(Rows from a dataset of charts and code)
:::
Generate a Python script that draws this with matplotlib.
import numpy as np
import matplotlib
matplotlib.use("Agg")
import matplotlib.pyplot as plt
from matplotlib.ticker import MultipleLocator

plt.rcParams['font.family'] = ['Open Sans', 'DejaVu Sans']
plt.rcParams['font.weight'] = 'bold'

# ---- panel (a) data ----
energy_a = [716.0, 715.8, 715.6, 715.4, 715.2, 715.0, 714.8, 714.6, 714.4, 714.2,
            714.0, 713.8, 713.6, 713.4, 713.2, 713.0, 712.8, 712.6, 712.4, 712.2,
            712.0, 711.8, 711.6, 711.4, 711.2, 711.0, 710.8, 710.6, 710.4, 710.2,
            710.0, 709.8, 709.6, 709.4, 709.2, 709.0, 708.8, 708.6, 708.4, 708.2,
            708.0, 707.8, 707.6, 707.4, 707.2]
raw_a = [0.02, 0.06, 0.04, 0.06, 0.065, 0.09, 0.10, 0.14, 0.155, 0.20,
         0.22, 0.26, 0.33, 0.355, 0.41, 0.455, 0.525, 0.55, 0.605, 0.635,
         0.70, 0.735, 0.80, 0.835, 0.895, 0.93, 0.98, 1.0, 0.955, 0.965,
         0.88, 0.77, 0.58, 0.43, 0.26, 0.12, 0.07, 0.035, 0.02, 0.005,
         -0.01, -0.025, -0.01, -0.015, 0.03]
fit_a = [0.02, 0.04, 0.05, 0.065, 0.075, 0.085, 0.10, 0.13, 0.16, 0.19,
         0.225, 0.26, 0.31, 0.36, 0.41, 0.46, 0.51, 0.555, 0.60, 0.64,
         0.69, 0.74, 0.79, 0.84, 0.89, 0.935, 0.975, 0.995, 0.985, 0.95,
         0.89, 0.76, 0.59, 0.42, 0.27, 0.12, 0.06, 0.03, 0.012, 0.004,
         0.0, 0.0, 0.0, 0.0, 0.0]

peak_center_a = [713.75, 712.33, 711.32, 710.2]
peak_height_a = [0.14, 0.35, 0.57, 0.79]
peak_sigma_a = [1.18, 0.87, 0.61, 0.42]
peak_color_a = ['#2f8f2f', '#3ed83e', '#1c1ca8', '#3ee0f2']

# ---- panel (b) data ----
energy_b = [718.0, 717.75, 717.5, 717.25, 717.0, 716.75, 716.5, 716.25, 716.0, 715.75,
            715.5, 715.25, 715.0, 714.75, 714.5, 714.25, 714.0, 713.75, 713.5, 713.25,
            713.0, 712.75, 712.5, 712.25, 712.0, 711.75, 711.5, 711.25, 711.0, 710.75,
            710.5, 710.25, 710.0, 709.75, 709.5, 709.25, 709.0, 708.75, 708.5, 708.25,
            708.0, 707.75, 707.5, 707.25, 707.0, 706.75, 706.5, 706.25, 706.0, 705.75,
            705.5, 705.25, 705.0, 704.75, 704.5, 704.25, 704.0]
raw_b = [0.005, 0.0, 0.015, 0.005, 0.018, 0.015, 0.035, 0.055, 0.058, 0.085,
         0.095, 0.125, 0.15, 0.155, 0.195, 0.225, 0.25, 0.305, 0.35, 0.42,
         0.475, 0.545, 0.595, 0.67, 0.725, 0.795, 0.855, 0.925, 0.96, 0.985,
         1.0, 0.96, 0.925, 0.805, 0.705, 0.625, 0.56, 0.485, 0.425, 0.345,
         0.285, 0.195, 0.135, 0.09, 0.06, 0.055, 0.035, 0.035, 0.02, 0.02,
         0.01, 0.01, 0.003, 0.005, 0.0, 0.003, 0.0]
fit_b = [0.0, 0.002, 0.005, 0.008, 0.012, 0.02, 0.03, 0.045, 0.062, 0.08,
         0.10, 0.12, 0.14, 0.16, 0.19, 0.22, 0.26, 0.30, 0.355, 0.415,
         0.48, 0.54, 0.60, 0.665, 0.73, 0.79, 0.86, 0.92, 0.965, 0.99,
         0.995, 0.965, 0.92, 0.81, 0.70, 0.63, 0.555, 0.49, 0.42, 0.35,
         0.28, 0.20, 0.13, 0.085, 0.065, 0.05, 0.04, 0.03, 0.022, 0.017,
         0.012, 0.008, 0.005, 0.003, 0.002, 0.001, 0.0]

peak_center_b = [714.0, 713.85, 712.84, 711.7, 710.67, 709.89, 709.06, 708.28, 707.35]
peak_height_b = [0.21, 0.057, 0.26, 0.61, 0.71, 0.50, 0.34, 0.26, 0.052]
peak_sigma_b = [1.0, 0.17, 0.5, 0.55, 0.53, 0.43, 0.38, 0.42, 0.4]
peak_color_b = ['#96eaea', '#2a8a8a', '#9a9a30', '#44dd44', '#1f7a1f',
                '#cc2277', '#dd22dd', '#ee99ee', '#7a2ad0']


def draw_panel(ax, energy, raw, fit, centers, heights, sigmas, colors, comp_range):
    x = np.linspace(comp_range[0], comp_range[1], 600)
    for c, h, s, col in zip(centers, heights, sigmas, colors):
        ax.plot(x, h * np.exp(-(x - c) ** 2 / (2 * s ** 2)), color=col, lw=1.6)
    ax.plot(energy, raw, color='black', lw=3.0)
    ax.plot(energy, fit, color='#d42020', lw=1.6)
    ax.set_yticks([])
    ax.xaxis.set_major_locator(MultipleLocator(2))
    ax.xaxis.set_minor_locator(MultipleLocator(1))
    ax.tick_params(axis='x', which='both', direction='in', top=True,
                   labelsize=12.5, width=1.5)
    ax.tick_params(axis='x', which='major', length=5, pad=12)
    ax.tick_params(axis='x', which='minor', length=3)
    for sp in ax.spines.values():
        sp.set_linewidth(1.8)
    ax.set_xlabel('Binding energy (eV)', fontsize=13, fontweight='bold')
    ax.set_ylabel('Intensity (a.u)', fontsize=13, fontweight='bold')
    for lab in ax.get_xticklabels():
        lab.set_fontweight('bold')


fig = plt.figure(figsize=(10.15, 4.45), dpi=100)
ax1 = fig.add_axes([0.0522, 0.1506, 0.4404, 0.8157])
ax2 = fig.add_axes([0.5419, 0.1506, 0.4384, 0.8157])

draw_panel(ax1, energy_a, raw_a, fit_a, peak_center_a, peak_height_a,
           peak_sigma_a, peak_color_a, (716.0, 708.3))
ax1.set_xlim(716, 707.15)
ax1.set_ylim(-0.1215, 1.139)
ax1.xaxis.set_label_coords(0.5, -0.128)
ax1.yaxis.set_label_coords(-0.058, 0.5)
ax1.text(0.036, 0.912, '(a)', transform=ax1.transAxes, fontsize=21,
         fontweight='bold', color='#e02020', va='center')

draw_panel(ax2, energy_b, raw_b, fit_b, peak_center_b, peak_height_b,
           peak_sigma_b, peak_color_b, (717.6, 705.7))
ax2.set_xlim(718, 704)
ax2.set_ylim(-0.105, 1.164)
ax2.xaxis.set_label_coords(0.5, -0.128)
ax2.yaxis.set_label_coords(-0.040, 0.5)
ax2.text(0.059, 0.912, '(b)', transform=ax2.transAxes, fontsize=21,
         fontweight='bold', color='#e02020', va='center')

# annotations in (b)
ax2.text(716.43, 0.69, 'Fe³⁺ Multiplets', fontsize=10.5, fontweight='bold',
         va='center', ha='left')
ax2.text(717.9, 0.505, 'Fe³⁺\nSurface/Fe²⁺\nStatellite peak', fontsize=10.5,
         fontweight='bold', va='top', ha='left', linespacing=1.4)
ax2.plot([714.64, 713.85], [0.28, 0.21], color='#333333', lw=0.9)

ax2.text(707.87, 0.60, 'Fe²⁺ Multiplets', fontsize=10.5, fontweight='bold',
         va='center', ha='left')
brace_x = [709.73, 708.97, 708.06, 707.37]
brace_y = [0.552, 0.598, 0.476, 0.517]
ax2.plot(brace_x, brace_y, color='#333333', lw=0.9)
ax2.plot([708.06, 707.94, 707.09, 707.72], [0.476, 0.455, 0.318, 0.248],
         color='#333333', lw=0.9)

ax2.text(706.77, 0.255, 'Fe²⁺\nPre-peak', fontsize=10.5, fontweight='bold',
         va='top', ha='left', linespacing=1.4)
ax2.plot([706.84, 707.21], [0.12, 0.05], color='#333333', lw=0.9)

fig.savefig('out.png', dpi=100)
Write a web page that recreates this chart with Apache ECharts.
:::
## TASK REQUIREMENTS
Starting with the first line of the data above, copy each line exactly until you reach the line with "plt.rcParams['font.weight'] = 'bold'"; include that line as well.

## REPLY
Generate a Python script that draws this with matplotlib.
import numpy as np
import matplotlib
matplotlib.use("Agg")
import matplotlib.pyplot as plt
from matplotlib.ticker import MultipleLocator

plt.rcParams['font.family'] = ['Open Sans', 'DejaVu Sans']
plt.rcParams['font.weight'] = 'bold'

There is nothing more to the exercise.